While each of the elements seems unremarkable on its own, together the pillars support what the authors present as a necessary piece of modern business marketing, and, possibly, a more organic form that will appeal to consumers at a more fundamental level. Microsoft largely combated a major public relations problem by entering the blogosphere conversation about the company, rather than ignoring this emerging form of communication. Mark Cuban started a blog to subvert the traditional media, even posting transcripts of interviews when he believes a journalist took a quote out of context.
What blogging did for Microsoft and Mark Cuban, as well as an array of other businesses (even a church!) was humanize a mega-corporation or personality, bringing them to a level where the company—now in the form of a person, one who writes in a tone and with language that anyone can understand—can engage in conversation with the consumer. Scoble and Israel believe that the humanizing and transparent factors of blogging can improve business image and performance, while providing an efficient channel for communication. Blogs also allow the company to control the message, and as they seem more personal and organic than journalism, seem to be replacing traditional publications as sources of information.

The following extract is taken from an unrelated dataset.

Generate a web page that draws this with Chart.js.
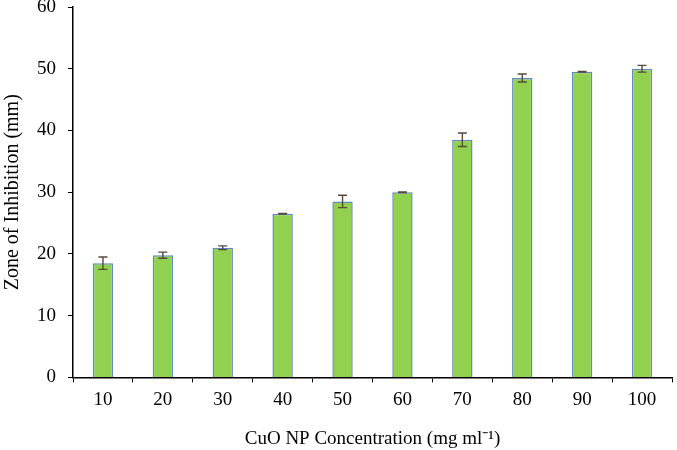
<!DOCTYPE html>
<html>
<head>
<meta charset="utf-8">
<script src="https://cdn.jsdelivr.net/npm/chart.js@4"></script>
<style>
  html, body { margin: 0; padding: 0; background: #fff; }
</style>
</head>
<body>
<canvas id="myChart" width="677" height="450"></canvas>
<script>
const concentrations = ["10", "20", "30", "40", "50", "60", "70", "80", "90", "100"];
const inhibition = [18.5, 19.8, 21.0, 26.5, 28.5, 30.0, 38.5, 48.5, 49.5, 50.0];
const errors = [1.0, 0.5, 0.3, 0.05, 1.0, 0.05, 1.1, 0.65, 0.05, 0.55];

// draws the error bars from the y scale
const errorBars = {
  id: "errorBars",
  afterDatasetsDraw(chart) {
    const ctx = chart.ctx;
    const yScale = chart.scales.y;
    const meta = chart.getDatasetMeta(0);
    ctx.save();
    ctx.strokeStyle = "#574a3c";
    ctx.lineWidth = 1.4;
    meta.data.forEach((bar, i) => {
      const v = inhibition[i], e = errors[i];
      const top = yScale.getPixelForValue(v + e);
      const bot = yScale.getPixelForValue(v - e);
      const x = bar.x;
      ctx.beginPath();
      ctx.moveTo(x, top); ctx.lineTo(x, bot);
      ctx.moveTo(x - 4.5, top); ctx.lineTo(x + 4.5, top);
      ctx.moveTo(x - 4.5, bot); ctx.lineTo(x + 4.5, bot);
      ctx.stroke();
    });
    ctx.restore();
  }
};

const ctx = document.getElementById("myChart").getContext("2d");
const myChart = new Chart(ctx, {
  type: "bar",
  data: {
    labels: concentrations,
    datasets: [
      {
        data: inhibition,
        backgroundColor: "#92d050",
        borderColor: "#6489bb",
        borderWidth: 1.5,
        barPercentage: 0.34,
        categoryPercentage: 1.0,
      },
    ],
  },
  options: {
    responsive: false,
    animation: false,
    layout: { padding: { top: 7, right: 5, left: 0, bottom: 0 } },
    plugins: {
      legend: { display: false },
      tooltip: { enabled: false },
    },
    scales: {
      x: {
        grid: { drawOnChartArea: false, offset: true, tickLength: 5, color: "#000" },
        border: { color: "#000", width: 1.5 },
        ticks: { color: "#000", font: { family: "Liberation Serif", size: 19 }, padding: 6 },
        title: {
          display: true,
          text: "CuO NP Concentration (mg ml\u207B\u00B9)",
          color: "#000",
          font: { family: "Liberation Serif", size: 19 },
          padding: { top: 10, bottom: 0 },
        },
      },
      y: {
        min: 0,
        max: 60,
        afterFit(scale) {
          scale.paddingTop = 0;
          scale.paddingBottom = 0;
        },
        ticks: { stepSize: 10, color: "#000", font: { family: "Liberation Serif", size: 19 }, padding: 12 },
        grid: { drawOnChartArea: false, tickLength: 5, color: "#000" },
        border: { color: "#000", width: 1.5 },
        title: {
          display: true,
          text: "Zone of Inhibition (mm)",
          color: "#000",
          font: { family: "Liberation Serif", size: 20 },
          padding: { top: 1, bottom: 0 },
        },
      },
    },
  },
  plugins: [errorBars],
});
</script>
</body>
</html>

As Paris West’s blog brought me into the fold by humanizing a store, I agree with the fundamentals of the first half of “Naked Conversations.” But I’m not sure that blogging is for every business, as the authors suggest, even lamenting about not finding a plumber who keeps a business blog. Big companies with countless employees and exectives can afford the time it takes to blog. A plumber scrambling to pull in business probably can’t, and many small businesses might quickly feel “blogging fatigue” and fail to keep up with posting, leading to poor appearances of a blog that might backfire and turn off potential customers. But even more so, I wonder how many blogs consumers can keep up with before they fall into blog-reading fatigue, with hundreds of posts backed up in their RSS feeds.